Task brief
Faithfully return all lines, omitting every embedded picture.

Information shown
-.-.-

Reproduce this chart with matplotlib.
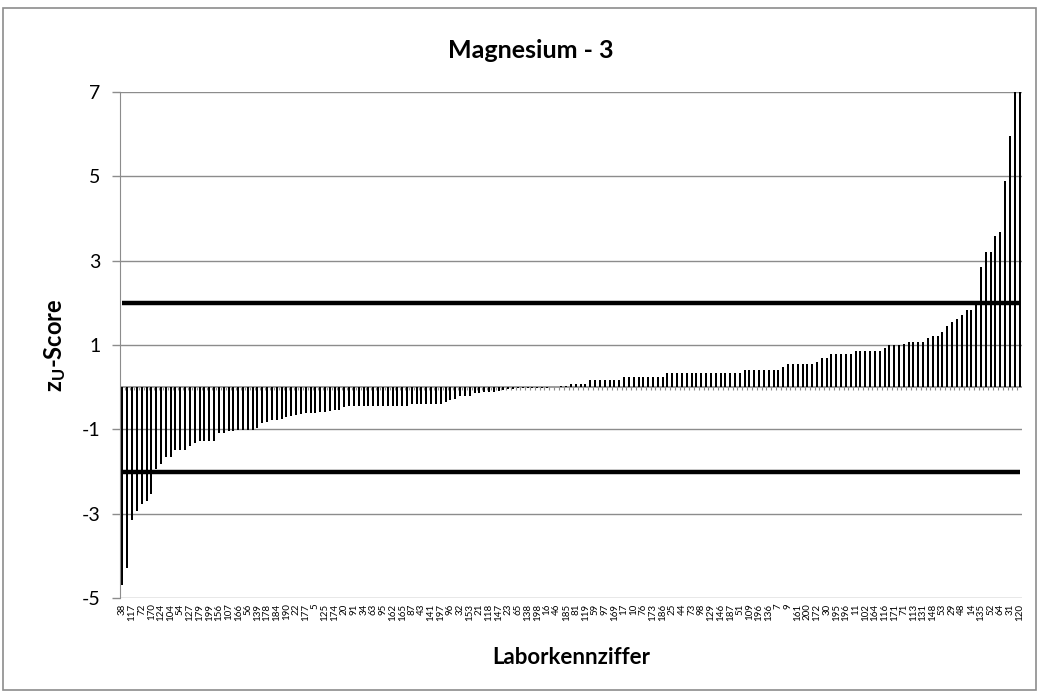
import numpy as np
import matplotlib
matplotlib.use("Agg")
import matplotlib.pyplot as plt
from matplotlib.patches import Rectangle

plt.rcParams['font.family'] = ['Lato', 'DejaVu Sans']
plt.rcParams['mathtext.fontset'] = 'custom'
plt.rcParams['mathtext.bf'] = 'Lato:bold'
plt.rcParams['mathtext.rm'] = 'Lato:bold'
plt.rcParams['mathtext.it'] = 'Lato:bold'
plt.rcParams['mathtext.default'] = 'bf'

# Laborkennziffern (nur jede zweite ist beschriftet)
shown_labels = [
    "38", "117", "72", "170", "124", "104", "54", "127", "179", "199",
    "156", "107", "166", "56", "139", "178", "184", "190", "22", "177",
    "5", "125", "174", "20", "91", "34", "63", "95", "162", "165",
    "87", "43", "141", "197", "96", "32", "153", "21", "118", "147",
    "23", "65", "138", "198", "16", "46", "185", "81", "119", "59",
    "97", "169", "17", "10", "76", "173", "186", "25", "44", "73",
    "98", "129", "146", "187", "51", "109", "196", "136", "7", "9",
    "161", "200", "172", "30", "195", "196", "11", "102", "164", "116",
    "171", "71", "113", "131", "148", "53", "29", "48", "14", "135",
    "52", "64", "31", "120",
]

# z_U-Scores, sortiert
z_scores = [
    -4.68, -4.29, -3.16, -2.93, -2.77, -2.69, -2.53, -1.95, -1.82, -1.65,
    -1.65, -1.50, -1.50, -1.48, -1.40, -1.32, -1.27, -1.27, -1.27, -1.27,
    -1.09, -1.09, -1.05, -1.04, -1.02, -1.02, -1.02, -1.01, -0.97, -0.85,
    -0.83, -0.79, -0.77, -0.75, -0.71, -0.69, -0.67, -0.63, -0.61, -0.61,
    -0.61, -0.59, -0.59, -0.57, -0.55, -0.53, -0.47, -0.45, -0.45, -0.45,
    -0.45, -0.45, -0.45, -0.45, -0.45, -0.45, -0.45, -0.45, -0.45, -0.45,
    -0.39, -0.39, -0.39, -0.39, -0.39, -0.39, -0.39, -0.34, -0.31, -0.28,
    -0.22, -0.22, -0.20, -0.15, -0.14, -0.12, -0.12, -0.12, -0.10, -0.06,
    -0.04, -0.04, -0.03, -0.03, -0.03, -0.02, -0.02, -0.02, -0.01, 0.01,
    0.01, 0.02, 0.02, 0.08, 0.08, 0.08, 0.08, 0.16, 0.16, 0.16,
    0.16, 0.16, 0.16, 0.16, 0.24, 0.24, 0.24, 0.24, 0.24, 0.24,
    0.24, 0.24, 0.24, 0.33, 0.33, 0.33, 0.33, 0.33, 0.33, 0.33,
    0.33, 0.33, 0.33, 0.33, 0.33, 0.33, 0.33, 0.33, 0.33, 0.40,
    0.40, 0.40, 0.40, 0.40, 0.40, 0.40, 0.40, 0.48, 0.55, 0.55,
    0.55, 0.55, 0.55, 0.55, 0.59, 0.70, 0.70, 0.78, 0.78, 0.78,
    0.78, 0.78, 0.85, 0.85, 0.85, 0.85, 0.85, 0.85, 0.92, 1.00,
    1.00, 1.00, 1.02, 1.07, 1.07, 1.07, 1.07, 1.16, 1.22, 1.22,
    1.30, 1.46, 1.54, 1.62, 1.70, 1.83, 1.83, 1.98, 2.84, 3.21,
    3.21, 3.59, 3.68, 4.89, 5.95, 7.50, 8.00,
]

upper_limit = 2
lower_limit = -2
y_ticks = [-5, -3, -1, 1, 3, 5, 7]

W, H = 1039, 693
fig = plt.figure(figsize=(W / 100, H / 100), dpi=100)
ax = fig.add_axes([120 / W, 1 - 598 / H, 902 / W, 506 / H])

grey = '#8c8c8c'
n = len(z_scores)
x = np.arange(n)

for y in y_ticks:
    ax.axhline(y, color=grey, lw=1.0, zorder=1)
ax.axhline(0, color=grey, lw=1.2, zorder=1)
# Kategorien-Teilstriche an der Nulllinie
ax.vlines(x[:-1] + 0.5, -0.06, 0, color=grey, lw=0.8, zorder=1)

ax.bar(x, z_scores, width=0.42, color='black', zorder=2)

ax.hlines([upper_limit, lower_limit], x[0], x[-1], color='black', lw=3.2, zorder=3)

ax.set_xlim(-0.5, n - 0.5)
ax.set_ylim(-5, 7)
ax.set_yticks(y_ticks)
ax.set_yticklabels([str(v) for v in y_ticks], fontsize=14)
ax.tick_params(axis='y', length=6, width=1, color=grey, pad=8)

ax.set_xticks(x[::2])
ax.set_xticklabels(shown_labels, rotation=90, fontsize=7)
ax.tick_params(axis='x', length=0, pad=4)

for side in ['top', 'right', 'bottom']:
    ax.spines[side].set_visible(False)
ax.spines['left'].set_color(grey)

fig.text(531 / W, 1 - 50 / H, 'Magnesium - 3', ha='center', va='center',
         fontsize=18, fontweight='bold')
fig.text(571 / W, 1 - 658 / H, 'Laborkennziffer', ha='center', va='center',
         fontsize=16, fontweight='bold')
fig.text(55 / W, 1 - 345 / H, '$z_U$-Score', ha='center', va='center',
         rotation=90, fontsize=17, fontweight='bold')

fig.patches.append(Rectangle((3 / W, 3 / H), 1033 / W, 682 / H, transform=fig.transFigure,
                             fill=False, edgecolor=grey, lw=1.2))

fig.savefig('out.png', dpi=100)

-.-.-

The reply
Reproduce this chart with matplotlib.
import numpy as np
import matplotlib
matplotlib.use("Agg")
import matplotlib.pyplot as plt
from matplotlib.patches import Rectangle

plt.rcParams['font.family'] = ['Lato', 'DejaVu Sans']
plt.rcParams['mathtext.fontset'] = 'custom'
plt.rcParams['mathtext.bf'] = 'Lato:bold'
plt.rcParams['mathtext.rm'] = 'Lato:bold'
plt.rcParams['mathtext.it'] = 'Lato:bold'
plt.rcParams['mathtext.default'] = 'bf'

# Laborkennziffern (nur jede zweite ist beschriftet)
shown_labels = [
    "38", "117", "72", "170", "124", "104", "54", "127", "179", "199",
    "156", "107", "166", "56", "139", "178", "184", "190", "22", "177",
    "5", "125", "174", "20", "91", "34", "63", "95", "162", "165",
    "87", "43", "141", "197", "96", "32", "153", "21", "118", "147",
    "23", "65", "138", "198", "16", "46", "185", "81", "119", "59",
    "97", "169", "17", "10", "76", "173", "186", "25", "44", "73",
    "98", "129", "146", "187", "51", "109", "196", "136", "7", "9",
    "161", "200", "172", "30", "195", "196", "11", "102", "164", "116",
    "171", "71", "113", "131", "148", "53", "29", "48", "14", "135",
    "52", "64", "31", "120",
]

# z_U-Scores, sortiert
z_scores = [
    -4.68, -4.29, -3.16, -2.93, -2.77, -2.69, -2.53, -1.95, -1.82, -1.65,
    -1.65, -1.50, -1.50, -1.48, -1.40, -1.32, -1.27, -1.27, -1.27, -1.27,
    -1.09, -1.09, -1.05, -1.04, -1.02, -1.02, -1.02, -1.01, -0.97, -0.85,
    -0.83, -0.79, -0.77, -0.75, -0.71, -0.69, -0.67, -0.63, -0.61, -0.61,
    -0.61, -0.59, -0.59, -0.57, -0.55, -0.53, -0.47, -0.45, -0.45, -0.45,
    -0.45, -0.45, -0.45, -0.45, -0.45, -0.45, -0.45, -0.45, -0.45, -0.45,
    -0.39, -0.39, -0.39, -0.39, -0.39, -0.39, -0.39, -0.34, -0.31, -0.28,
    -0.22, -0.22, -0.20, -0.15, -0.14, -0.12, -0.12, -0.12, -0.10, -0.06,
    -0.04, -0.04, -0.03, -0.03, -0.03, -0.02, -0.02, -0.02, -0.01, 0.01,
    0.01, 0.02, 0.02, 0.08, 0.08, 0.08, 0.08, 0.16, 0.16, 0.16,
    0.16, 0.16, 0.16, 0.16, 0.24, 0.24, 0.24, 0.24, 0.24, 0.24,
    0.24, 0.24, 0.24, 0.33, 0.33, 0.33, 0.33, 0.33, 0.33, 0.33,
    0.33, 0.33, 0.33, 0.33, 0.33, 0.33, 0.33, 0.33, 0.33, 0.40,
    0.40, 0.40, 0.40, 0.40, 0.40, 0.40, 0.40, 0.48, 0.55, 0.55,
    0.55, 0.55, 0.55, 0.55, 0.59, 0.70, 0.70, 0.78, 0.78, 0.78,
    0.78, 0.78, 0.85, 0.85, 0.85, 0.85, 0.85, 0.85, 0.92, 1.00,
    1.00, 1.00, 1.02, 1.07, 1.07, 1.07, 1.07, 1.16, 1.22, 1.22,
    1.30, 1.46, 1.54, 1.62, 1.70, 1.83, 1.83, 1.98, 2.84, 3.21,
    3.21, 3.59, 3.68, 4.89, 5.95, 7.50, 8.00,
]

upper_limit = 2
lower_limit = -2
y_ticks = [-5, -3, -1, 1, 3, 5, 7]

W, H = 1039, 693
fig = plt.figure(figsize=(W / 100, H / 100), dpi=100)
ax = fig.add_axes([120 / W, 1 - 598 / H, 902 / W, 506 / H])

grey = '#8c8c8c'
n = len(z_scores)
x = np.arange(n)

for y in y_ticks:
    ax.axhline(y, color=grey, lw=1.0, zorder=1)
ax.axhline(0, color=grey, lw=1.2, zorder=1)
# Kategorien-Teilstriche an der Nulllinie
ax.vlines(x[:-1] + 0.5, -0.06, 0, color=grey, lw=0.8, zorder=1)

ax.bar(x, z_scores, width=0.42, color='black', zorder=2)

ax.hlines([upper_limit, lower_limit], x[0], x[-1], color='black', lw=3.2, zorder=3)

ax.set_xlim(-0.5, n - 0.5)
ax.set_ylim(-5, 7)
ax.set_yticks(y_ticks)
ax.set_yticklabels([str(v) for v in y_ticks], fontsize=14)
ax.tick_params(axis='y', length=6, width=1, color=grey, pad=8)

ax.set_xticks(x[::2])
ax.set_xticklabels(shown_labels, rotation=90, fontsize=7)
ax.tick_params(axis='x', length=0, pad=4)

for side in ['top', 'right', 'bottom']:
    ax.spines[side].set_visible(False)
ax.spines['left'].set_color(grey)

fig.text(531 / W, 1 - 50 / H, 'Magnesium - 3', ha='center', va='center',
         fontsize=18, fontweight='bold')
fig.text(571 / W, 1 - 658 / H, 'Laborkennziffer', ha='center', va='center',
         fontsize=16, fontweight='bold')
fig.text(55 / W, 1 - 345 / H, '$z_U$-Score', ha='center', va='center',
         rotation=90, fontsize=17, fontweight='bold')

fig.patches.append(Rectangle((3 / W, 3 / H), 1033 / W, 682 / H, transform=fig.transFigure,
                             fill=False, edgecolor=grey, lw=1.2))

fig.savefig('out.png', dpi=100)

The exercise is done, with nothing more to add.